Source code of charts
########################################

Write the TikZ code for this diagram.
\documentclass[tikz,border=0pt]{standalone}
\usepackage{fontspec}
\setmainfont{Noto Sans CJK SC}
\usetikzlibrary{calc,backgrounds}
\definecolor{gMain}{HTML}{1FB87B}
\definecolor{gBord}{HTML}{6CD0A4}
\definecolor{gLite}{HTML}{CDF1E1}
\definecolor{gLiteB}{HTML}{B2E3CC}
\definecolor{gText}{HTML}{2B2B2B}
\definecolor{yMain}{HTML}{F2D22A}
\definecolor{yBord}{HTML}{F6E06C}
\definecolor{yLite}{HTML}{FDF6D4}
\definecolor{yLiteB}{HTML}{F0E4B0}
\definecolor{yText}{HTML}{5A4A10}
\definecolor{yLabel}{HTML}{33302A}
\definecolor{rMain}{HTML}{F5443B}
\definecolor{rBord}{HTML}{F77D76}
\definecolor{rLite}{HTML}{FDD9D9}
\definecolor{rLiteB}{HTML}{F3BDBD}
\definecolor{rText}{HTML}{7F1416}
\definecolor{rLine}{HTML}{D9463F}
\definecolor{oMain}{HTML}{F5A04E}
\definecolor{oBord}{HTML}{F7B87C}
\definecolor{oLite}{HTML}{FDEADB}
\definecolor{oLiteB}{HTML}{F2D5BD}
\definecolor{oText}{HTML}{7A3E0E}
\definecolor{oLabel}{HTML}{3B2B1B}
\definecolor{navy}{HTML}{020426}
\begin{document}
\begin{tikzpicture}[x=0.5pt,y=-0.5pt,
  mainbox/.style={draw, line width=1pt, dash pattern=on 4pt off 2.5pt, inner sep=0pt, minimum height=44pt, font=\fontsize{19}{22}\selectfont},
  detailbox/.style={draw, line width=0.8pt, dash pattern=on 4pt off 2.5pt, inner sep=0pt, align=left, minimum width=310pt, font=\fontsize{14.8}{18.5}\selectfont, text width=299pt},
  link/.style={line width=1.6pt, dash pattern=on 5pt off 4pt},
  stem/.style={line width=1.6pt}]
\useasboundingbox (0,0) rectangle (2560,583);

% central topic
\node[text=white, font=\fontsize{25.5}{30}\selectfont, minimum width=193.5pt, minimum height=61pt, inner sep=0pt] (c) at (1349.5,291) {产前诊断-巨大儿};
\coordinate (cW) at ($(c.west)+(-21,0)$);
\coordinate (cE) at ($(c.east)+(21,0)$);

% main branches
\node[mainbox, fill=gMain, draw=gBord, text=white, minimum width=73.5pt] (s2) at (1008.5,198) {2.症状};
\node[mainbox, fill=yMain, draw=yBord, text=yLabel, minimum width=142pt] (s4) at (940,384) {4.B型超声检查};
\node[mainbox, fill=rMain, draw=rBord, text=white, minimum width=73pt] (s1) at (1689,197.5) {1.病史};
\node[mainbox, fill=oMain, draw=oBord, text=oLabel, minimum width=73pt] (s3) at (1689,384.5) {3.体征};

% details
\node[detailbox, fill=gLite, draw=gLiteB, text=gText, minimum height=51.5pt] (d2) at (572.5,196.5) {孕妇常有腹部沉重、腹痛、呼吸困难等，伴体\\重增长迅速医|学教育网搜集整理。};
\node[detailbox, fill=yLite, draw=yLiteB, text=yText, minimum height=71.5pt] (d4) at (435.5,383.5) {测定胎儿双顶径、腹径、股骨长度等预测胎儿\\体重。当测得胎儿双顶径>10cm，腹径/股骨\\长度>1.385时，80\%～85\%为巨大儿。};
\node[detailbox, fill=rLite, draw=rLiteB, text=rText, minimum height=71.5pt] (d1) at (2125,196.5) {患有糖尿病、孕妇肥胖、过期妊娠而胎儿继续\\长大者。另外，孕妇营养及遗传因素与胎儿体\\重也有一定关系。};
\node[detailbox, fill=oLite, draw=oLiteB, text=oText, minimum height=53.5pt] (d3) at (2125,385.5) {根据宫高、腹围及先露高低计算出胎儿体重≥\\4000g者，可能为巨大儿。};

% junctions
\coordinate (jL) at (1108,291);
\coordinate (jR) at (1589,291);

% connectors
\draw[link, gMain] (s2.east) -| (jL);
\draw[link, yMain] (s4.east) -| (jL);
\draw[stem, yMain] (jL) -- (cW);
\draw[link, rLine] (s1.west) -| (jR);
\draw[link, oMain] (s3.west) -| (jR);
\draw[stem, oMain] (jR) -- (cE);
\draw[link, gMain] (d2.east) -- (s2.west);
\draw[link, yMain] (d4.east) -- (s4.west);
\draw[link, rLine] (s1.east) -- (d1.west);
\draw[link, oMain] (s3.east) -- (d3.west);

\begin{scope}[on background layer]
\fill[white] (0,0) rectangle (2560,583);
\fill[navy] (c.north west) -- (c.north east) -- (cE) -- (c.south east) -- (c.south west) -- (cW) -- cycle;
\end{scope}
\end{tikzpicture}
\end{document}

########################################

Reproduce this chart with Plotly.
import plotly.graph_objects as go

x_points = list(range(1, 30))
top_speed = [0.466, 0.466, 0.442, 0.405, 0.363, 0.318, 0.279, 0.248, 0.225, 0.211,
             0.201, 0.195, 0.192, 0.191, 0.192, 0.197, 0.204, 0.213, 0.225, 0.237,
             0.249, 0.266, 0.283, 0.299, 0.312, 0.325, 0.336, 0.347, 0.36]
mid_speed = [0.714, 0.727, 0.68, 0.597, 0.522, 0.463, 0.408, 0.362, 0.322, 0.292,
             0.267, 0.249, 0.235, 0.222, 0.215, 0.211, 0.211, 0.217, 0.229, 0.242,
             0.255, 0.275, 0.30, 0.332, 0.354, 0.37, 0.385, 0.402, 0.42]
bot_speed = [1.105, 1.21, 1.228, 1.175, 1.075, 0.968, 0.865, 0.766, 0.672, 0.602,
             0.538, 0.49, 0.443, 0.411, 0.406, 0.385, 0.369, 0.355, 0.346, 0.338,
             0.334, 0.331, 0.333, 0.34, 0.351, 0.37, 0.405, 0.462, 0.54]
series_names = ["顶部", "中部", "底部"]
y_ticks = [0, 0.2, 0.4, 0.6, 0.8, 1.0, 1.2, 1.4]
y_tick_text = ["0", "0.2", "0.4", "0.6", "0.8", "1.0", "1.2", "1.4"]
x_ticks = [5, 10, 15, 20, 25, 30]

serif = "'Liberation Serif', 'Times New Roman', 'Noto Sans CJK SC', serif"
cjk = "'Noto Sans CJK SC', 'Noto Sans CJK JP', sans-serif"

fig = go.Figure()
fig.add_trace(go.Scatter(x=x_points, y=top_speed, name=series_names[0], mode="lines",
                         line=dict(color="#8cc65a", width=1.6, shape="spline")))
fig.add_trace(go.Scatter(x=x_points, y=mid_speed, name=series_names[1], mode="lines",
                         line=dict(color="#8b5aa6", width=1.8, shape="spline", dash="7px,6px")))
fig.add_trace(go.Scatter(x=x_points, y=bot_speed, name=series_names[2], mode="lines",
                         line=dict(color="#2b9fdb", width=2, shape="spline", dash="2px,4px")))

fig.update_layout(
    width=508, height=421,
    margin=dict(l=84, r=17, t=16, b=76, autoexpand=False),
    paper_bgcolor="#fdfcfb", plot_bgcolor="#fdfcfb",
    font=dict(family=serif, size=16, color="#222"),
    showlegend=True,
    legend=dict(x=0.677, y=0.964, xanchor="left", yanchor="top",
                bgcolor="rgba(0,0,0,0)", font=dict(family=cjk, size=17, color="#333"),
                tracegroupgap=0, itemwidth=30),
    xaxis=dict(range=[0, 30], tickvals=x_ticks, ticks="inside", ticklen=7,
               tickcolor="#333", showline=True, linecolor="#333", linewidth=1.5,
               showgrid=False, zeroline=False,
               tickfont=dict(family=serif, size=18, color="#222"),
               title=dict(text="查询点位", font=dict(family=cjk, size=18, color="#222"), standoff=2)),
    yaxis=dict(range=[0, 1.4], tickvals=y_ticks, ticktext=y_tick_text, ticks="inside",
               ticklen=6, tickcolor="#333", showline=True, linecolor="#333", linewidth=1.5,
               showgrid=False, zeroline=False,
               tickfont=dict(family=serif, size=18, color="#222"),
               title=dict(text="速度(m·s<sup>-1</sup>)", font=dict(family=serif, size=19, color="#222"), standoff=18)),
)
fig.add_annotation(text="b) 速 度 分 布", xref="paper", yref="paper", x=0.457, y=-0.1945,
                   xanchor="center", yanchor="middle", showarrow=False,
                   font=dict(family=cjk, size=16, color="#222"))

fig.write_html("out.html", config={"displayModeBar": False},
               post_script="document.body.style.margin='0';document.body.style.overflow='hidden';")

########################################

From the records above, print exactly the lines that run from the line with "Reproduce this chart with Plotly." to the line with "x_ticks = [5, 10, 15, 20, 25, 30]", inclusive.

Solution to the problem »
Reproduce this chart with Plotly.
import plotly.graph_objects as go

x_points = list(range(1, 30))
top_speed = [0.466, 0.466, 0.442, 0.405, 0.363, 0.318, 0.279, 0.248, 0.225, 0.211,
             0.201, 0.195, 0.192, 0.191, 0.192, 0.197, 0.204, 0.213, 0.225, 0.237,
             0.249, 0.266, 0.283, 0.299, 0.312, 0.325, 0.336, 0.347, 0.36]
mid_speed = [0.714, 0.727, 0.68, 0.597, 0.522, 0.463, 0.408, 0.362, 0.322, 0.292,
             0.267, 0.249, 0.235, 0.222, 0.215, 0.211, 0.211, 0.217, 0.229, 0.242,
             0.255, 0.275, 0.30, 0.332, 0.354, 0.37, 0.385, 0.402, 0.42]
bot_speed = [1.105, 1.21, 1.228, 1.175, 1.075, 0.968, 0.865, 0.766, 0.672, 0.602,
             0.538, 0.49, 0.443, 0.411, 0.406, 0.385, 0.369, 0.355, 0.346, 0.338,
             0.334, 0.331, 0.333, 0.34, 0.351, 0.37, 0.405, 0.462, 0.54]
series_names = ["顶部", "中部", "底部"]
y_ticks = [0, 0.2, 0.4, 0.6, 0.8, 1.0, 1.2, 1.4]
y_tick_text = ["0", "0.2", "0.4", "0.6", "0.8", "1.0", "1.2", "1.4"]
x_ticks = [5, 10, 15, 20, 25, 30]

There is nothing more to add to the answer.